For the entries below, copy exactly the line that contains "Rebuild this chart as a web" through the line that contains "const unitLabel = '%';", both ends included, and exclude all pictures.

#### Input:
****************************************

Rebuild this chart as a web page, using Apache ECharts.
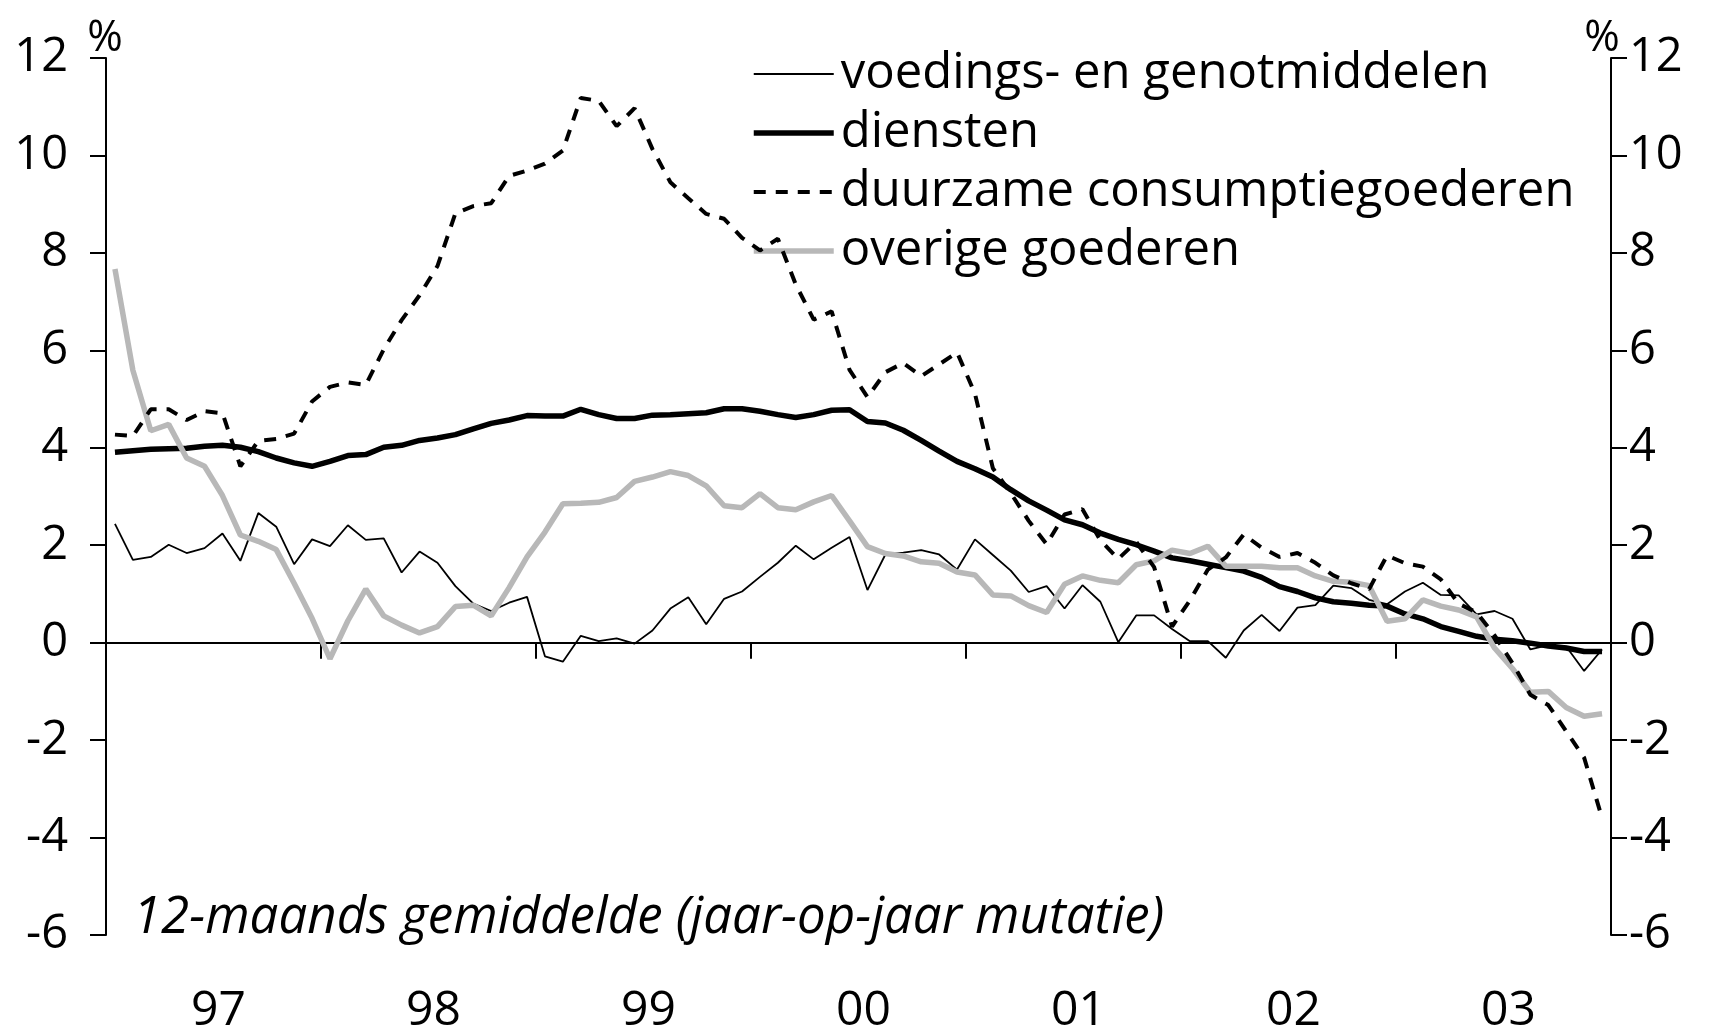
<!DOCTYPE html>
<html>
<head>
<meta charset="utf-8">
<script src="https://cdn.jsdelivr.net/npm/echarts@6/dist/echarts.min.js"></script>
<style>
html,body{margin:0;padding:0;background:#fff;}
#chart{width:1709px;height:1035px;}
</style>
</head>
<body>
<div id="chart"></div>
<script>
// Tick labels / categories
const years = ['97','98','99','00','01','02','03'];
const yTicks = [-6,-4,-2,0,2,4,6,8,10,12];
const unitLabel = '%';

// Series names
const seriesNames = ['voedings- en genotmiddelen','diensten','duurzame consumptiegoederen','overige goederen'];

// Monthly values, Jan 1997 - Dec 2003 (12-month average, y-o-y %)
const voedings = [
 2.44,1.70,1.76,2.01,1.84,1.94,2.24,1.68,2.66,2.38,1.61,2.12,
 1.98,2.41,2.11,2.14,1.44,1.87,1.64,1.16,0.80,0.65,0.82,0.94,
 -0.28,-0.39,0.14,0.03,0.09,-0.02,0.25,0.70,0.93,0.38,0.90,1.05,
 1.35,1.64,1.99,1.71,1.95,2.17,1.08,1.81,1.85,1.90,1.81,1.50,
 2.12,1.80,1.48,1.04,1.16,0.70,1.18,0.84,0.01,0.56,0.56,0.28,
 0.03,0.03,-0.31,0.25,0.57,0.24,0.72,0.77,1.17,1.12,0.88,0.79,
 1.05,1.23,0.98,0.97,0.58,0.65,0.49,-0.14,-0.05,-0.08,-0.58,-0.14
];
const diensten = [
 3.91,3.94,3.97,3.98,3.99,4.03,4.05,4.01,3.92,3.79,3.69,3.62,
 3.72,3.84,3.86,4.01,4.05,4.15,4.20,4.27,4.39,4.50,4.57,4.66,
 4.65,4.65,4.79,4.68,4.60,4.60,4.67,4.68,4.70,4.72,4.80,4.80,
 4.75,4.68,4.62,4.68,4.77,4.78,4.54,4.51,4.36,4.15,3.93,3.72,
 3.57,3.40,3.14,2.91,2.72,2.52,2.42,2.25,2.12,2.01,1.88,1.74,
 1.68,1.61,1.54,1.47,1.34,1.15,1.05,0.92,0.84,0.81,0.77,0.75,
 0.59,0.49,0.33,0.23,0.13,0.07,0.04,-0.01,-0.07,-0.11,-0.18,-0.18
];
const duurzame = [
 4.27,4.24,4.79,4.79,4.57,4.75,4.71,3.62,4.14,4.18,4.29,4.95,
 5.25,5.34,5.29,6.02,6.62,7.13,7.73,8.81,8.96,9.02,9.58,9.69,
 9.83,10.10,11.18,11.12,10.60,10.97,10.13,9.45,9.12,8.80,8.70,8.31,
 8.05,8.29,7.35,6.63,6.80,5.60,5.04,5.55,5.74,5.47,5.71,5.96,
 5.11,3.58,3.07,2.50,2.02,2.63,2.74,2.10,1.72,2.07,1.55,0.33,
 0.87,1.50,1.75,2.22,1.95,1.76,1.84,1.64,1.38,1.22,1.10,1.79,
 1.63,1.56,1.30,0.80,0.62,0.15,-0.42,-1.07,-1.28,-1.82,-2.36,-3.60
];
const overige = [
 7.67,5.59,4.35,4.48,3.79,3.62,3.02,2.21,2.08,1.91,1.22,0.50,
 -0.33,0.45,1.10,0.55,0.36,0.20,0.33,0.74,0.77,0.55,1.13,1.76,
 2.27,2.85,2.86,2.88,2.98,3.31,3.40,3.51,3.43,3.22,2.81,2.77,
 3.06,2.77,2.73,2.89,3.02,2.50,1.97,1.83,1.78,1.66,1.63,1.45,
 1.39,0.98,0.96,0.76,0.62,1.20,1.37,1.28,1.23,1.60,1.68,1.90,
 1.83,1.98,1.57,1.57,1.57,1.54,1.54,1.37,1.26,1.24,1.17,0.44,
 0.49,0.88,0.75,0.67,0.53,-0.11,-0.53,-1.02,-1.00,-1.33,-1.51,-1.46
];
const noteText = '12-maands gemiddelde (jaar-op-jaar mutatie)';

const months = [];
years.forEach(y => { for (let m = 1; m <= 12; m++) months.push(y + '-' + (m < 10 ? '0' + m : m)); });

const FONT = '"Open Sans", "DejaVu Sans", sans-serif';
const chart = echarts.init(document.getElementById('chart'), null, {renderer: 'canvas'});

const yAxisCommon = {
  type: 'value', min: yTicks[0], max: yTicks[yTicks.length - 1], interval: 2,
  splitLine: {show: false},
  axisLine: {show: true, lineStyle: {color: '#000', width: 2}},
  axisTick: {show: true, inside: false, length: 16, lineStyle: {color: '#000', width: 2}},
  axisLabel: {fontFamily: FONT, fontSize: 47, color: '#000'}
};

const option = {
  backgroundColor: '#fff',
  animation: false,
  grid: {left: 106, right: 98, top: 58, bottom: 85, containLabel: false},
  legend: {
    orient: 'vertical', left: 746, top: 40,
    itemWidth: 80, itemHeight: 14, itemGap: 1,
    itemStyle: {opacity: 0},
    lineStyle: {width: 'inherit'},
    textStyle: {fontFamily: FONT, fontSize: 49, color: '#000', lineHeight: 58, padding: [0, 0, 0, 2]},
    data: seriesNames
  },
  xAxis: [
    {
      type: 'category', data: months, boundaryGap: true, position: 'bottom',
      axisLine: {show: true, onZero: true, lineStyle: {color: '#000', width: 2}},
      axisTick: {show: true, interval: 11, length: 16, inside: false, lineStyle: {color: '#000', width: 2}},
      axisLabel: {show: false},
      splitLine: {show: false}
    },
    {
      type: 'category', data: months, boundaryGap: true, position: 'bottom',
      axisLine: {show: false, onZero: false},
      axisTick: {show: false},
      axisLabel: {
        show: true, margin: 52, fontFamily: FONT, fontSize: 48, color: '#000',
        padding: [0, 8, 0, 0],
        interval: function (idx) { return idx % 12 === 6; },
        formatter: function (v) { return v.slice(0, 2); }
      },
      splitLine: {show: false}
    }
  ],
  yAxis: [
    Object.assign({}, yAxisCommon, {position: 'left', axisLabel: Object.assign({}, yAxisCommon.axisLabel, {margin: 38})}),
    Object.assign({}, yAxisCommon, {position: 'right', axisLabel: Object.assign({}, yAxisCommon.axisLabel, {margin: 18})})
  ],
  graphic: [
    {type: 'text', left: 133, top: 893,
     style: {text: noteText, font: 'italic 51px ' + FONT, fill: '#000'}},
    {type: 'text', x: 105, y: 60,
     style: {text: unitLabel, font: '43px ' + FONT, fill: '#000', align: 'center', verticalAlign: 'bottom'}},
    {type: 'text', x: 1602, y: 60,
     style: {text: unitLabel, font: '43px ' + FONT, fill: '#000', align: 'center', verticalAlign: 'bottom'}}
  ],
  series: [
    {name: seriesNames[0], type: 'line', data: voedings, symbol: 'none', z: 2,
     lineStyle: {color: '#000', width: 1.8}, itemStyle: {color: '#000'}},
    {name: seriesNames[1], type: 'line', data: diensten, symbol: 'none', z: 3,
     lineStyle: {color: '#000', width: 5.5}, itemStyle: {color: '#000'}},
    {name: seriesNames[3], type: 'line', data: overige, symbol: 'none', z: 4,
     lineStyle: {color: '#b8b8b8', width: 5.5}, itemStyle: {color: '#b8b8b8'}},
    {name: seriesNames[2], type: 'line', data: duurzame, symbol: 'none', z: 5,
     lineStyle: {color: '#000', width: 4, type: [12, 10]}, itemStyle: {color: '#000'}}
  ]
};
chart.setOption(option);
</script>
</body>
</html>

****************************************

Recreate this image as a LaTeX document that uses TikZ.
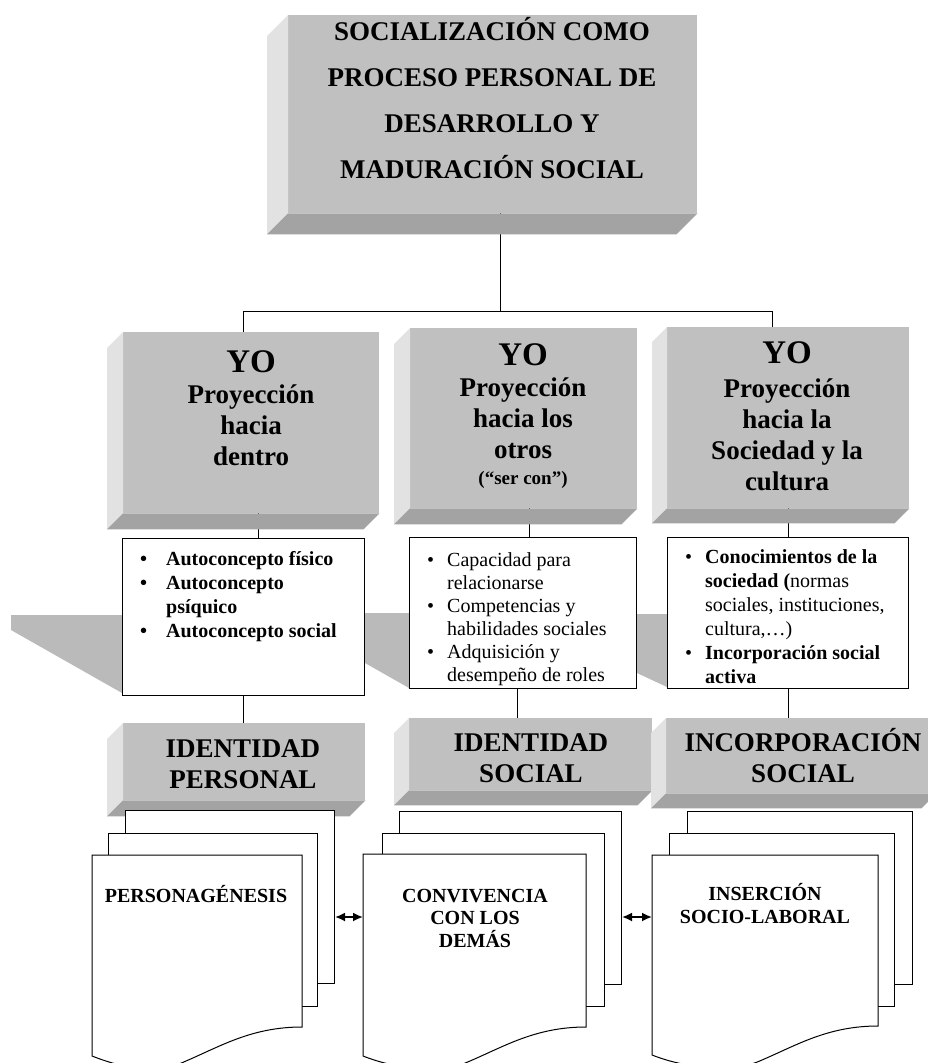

****************************************

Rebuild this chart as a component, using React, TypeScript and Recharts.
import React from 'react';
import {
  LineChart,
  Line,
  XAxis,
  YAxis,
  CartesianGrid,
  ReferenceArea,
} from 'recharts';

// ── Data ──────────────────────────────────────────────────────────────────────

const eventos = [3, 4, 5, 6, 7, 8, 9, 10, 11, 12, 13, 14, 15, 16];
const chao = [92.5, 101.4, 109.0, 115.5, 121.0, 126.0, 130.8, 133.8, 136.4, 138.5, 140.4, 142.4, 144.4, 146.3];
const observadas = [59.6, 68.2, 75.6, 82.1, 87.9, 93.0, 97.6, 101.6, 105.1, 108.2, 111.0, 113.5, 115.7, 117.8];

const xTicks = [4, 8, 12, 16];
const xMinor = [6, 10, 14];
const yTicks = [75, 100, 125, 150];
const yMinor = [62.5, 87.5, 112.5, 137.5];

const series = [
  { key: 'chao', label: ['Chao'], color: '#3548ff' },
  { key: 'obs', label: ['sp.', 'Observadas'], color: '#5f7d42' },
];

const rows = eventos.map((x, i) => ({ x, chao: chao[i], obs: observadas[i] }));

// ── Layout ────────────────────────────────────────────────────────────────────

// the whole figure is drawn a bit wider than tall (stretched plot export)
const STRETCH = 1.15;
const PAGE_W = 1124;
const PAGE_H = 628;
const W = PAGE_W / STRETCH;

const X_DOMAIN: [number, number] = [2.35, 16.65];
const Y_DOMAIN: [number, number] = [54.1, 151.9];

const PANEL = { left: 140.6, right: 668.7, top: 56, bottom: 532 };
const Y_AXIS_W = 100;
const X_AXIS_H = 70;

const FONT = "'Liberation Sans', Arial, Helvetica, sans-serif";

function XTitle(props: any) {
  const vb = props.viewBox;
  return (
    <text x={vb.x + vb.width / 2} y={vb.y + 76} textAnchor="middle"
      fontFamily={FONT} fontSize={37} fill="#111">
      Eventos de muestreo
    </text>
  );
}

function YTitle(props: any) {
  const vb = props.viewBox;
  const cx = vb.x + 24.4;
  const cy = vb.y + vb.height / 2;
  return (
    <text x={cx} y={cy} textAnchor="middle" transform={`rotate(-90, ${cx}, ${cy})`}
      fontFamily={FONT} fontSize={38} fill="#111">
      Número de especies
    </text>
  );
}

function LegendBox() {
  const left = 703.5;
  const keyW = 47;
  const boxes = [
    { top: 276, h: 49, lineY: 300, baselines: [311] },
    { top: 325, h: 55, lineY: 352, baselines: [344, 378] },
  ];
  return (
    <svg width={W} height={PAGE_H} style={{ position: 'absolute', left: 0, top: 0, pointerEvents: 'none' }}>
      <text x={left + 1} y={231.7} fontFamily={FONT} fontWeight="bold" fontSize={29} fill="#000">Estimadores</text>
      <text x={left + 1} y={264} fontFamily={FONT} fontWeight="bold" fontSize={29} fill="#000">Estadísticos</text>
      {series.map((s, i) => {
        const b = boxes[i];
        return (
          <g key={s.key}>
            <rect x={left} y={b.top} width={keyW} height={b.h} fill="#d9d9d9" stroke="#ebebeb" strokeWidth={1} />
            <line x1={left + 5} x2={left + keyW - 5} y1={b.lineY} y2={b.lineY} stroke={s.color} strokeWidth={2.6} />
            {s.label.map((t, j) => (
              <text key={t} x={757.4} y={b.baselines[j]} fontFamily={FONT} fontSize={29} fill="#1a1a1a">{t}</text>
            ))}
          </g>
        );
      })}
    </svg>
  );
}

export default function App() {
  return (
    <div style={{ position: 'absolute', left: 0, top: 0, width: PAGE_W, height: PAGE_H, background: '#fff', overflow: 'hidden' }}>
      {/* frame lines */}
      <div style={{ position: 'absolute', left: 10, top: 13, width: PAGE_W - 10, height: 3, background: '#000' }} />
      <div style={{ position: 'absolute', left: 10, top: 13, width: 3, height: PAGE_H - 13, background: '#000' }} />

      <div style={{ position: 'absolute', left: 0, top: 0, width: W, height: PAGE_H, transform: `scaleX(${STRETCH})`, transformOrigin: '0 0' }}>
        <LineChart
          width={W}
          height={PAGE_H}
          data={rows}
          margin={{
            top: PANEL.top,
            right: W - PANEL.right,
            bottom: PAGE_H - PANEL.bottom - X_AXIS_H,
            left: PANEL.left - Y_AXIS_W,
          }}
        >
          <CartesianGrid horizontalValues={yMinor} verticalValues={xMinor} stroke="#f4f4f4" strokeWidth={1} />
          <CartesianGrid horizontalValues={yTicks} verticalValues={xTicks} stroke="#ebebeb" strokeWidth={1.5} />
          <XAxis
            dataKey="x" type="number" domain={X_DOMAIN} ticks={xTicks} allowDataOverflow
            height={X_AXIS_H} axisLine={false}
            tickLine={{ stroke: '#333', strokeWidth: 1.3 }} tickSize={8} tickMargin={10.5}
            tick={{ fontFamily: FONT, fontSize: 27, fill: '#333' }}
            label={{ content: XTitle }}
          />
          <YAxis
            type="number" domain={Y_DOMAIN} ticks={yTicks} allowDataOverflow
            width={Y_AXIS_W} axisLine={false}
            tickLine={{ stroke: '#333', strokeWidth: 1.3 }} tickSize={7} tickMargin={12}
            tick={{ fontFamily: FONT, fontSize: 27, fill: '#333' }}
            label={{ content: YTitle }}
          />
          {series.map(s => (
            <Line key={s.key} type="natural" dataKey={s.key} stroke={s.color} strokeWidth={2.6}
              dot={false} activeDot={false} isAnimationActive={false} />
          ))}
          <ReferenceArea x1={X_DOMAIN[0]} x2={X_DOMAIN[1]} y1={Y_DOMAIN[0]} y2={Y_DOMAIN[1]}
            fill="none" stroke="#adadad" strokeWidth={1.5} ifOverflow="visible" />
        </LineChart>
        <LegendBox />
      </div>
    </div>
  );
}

****************************************

#### Full output:
Rebuild this chart as a web page, using Apache ECharts.
<!DOCTYPE html>
<html>
<head>
<meta charset="utf-8">
<script src="https://cdn.jsdelivr.net/npm/echarts@6/dist/echarts.min.js"></script>
<style>
html,body{margin:0;padding:0;background:#fff;}
#chart{width:1709px;height:1035px;}
</style>
</head>
<body>
<div id="chart"></div>
<script>
// Tick labels / categories
const years = ['97','98','99','00','01','02','03'];
const yTicks = [-6,-4,-2,0,2,4,6,8,10,12];
const unitLabel = '%';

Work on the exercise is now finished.